The Trades Union Congress (TUC) said more than 100,000 people are expected at the march on Saturday to protest at deep government spending cuts and tax rises.
Brendan Barber, TUC’s general secretary, said he expected it to be the largest demonstration since up to a million people took to the streets on the capital in 2003 to oppose the planned invasion of Iraq.
“I suspect this will be the biggest since then,” Barber told reporters. “There’ll be a lot of people coming from every part of the country. It’s going to be a very big event.”
The protest will also be the largest seen in London since a demonstration in December by students angry at a proposed rise in university tuition fees erupted into the worst rioting seen in the capital for decades.
Government buildings were vandalised, there were running battles between protesters and police, and the limousine carrying Prince Charles and his wife Camilla was attacked.
While the TUC is planning a family-friendly, peaceful event, internet websites and chatrooms have indicated that some groups are looking to take direct action, such as occupying part of London’s Hyde Park.
“Take over, strike, occupy, release all hell,” said one such website, the battleforbritainmarch26.
Police have warned they will not tolerate any disorder and 4,500 officers will be on duty while hundreds of trained TUC stewards will be helping to organise the march.
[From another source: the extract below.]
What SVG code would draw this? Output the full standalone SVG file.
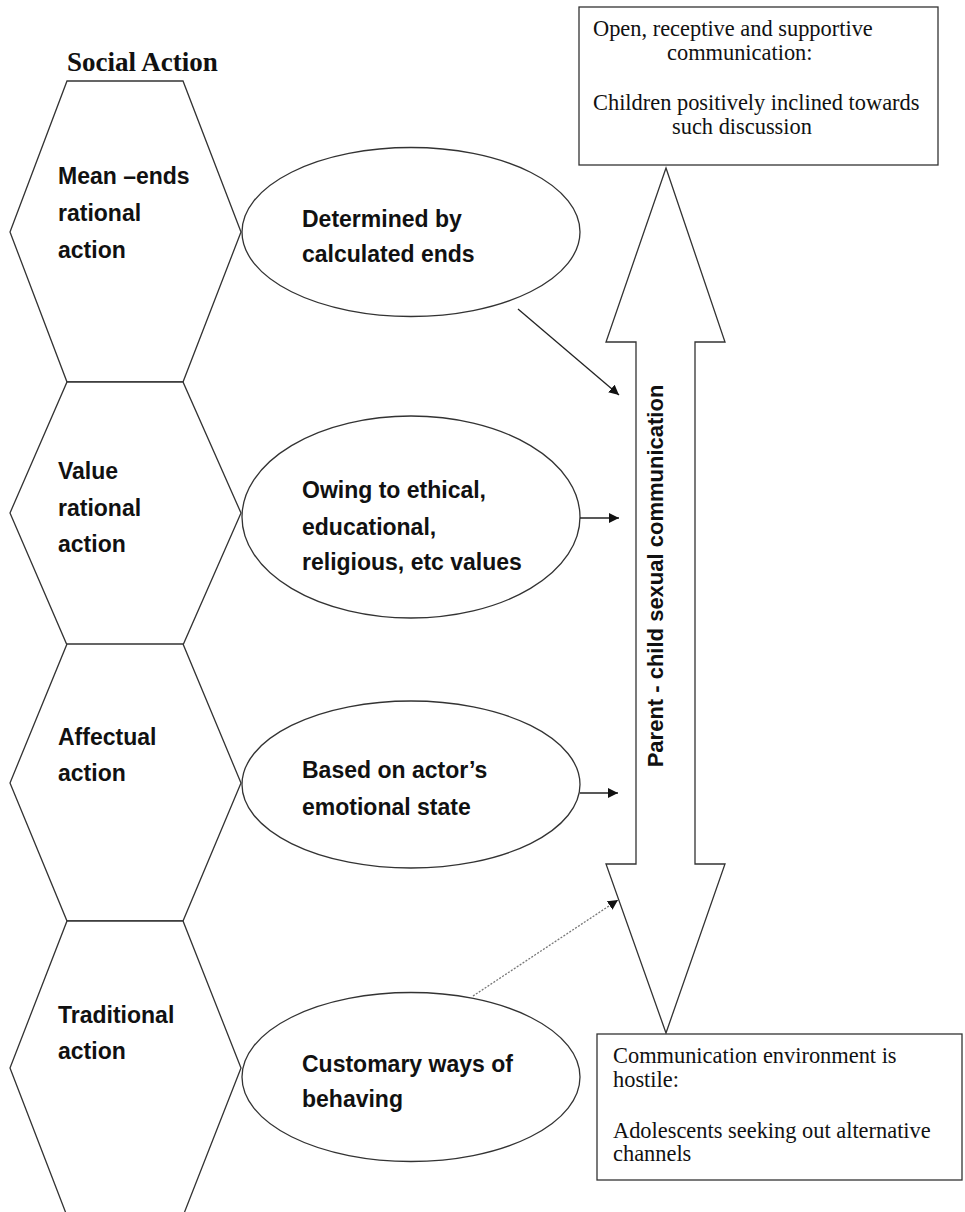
<svg xmlns="http://www.w3.org/2000/svg" width="965" height="1212" viewBox="0 0 965 1212">
<style>
.shape{fill:#fff;stroke:#333;stroke-width:1.3}
.lbl{font-family:"Liberation Sans",Arial,sans-serif;font-weight:bold;font-size:23px;fill:#111}
.ser{font-family:"Liberation Serif","Times New Roman",serif;font-size:22.4px;fill:#111}
.title{font-family:"Liberation Serif","Times New Roman",serif;font-weight:bold;font-size:27px;fill:#111}
.conn{stroke:#222;stroke-width:1.3;fill:none}
.dot{stroke:#777;stroke-width:1.3;stroke-dasharray:2 1.5;fill:none}
</style>
<defs>
<marker id="ah" viewBox="0 0 10 10" refX="10" refY="5" markerWidth="10" markerHeight="10" markerUnits="userSpaceOnUse" orient="auto">
<path d="M0,0 L10,5 L0,10 z" fill="#111"/>
</marker>
</defs>
<rect width="965" height="1212" fill="#fff"/>
<text class="title" x="67" y="71">Social Action</text>

<g id="hex1">
<polygon class="shape" points="67,81 183,81 241,232 183,382 67,382 10,232"/>
<text class="lbl" x="58" y="184">Mean –ends</text>
<text class="lbl" x="58" y="221">rational</text>
<text class="lbl" x="58" y="258">action</text>
</g>
<g id="hex2">
<polygon class="shape" points="67,382 183,382 241,513 183,645 67,645 10,513"/>
<text class="lbl" x="58" y="479">Value</text>
<text class="lbl" x="58" y="516">rational</text>
<text class="lbl" x="58" y="552">action</text>
</g>
<g id="hex3">
<polygon class="shape" points="67,644 183,644 241,783 183,921 67,921 10,783"/>
<text class="lbl" x="58" y="745">Affectual</text>
<text class="lbl" x="58" y="781">action</text>
</g>
<g id="hex4">
<polygon class="shape" points="67,921 183,921 241,1068 183,1216 67,1216 10,1068"/>
<text class="lbl" x="58" y="1023">Traditional</text>
<text class="lbl" x="58" y="1059">action</text>
</g>

<g id="ell1">
<ellipse class="shape" cx="411" cy="232" rx="169" ry="84.5"/>
<text class="lbl" x="302" y="227">Determined by</text>
<text class="lbl" x="302" y="262">calculated ends</text>
</g>
<g id="ell2">
<ellipse class="shape" cx="411" cy="517" rx="169" ry="101"/>
<text class="lbl" x="302" y="498">Owing to ethical,</text>
<text class="lbl" x="302" y="535">educational,</text>
<text class="lbl" x="302" y="570">religious, etc values</text>
</g>
<g id="ell3">
<ellipse class="shape" cx="411" cy="784.5" rx="169" ry="83.5"/>
<text class="lbl" x="302" y="778">Based on actor’s</text>
<text class="lbl" x="302" y="815">emotional state</text>
</g>
<g id="ell4">
<ellipse class="shape" cx="411" cy="1077" rx="169" ry="84.5"/>
<text class="lbl" x="302" y="1072">Customary ways of</text>
<text class="lbl" x="302" y="1107">behaving</text>
</g>

<g id="dblarrow">
<polygon class="shape" points="666,168 725,342 695,342 695,864 725,864 666,1033 606,864 636,864 636,342 606,342"/>
<text class="lbl" transform="translate(663,576) rotate(-90)" text-anchor="middle" style="font-size:22px">Parent - child sexual communication</text>
</g>

<g id="topbox">
<rect class="shape" x="579" y="7" width="359" height="158"/>
<text class="ser" x="593" y="36">Open, receptive and supportive</text>
<text class="ser" x="667" y="60">communication:</text>
<text class="ser" x="593" y="110">Children positively inclined towards</text>
<text class="ser" x="672" y="134">such discussion</text>
</g>

<g id="bottombox">
<rect class="shape" x="597" y="1034" width="365" height="146"/>
<text class="ser" x="613" y="1063">Communication environment is</text>
<text class="ser" x="613" y="1087">hostile:</text>
<text class="ser" x="613" y="1138">Adolescents seeking out alternative</text>
<text class="ser" x="613" y="1161">channels</text>
</g>

<g id="connectors">
<line class="conn" x1="518" y1="309" x2="619" y2="395" marker-end="url(#ah)"/>
<line class="conn" x1="580" y1="518" x2="619" y2="518" marker-end="url(#ah)"/>
<line class="conn" x1="580" y1="793" x2="618" y2="793" marker-end="url(#ah)"/>
<line class="dot" x1="473" y1="996" x2="618" y2="900" marker-end="url(#ah)"/>
</g>
</svg>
“We would be naive to ignore the chatter on some public forums,” said Assistant Commissioner Lynne Owens.
“I must stress that strong views can never legitimise violence. Whilst we are planning for a peaceful day, we will not hesitate to respond speedily to any criminal or violent behaviour.”
Barber has said he does not want any trouble to overshadow the march’s aim of showing the government the level of public opposition to its austerity measures.
“If protests simply lead to a great public debate about police tactics for example, that doesn’t seem to me to have advanced the real cause that matters,” he told Reuters in an interview on Monday.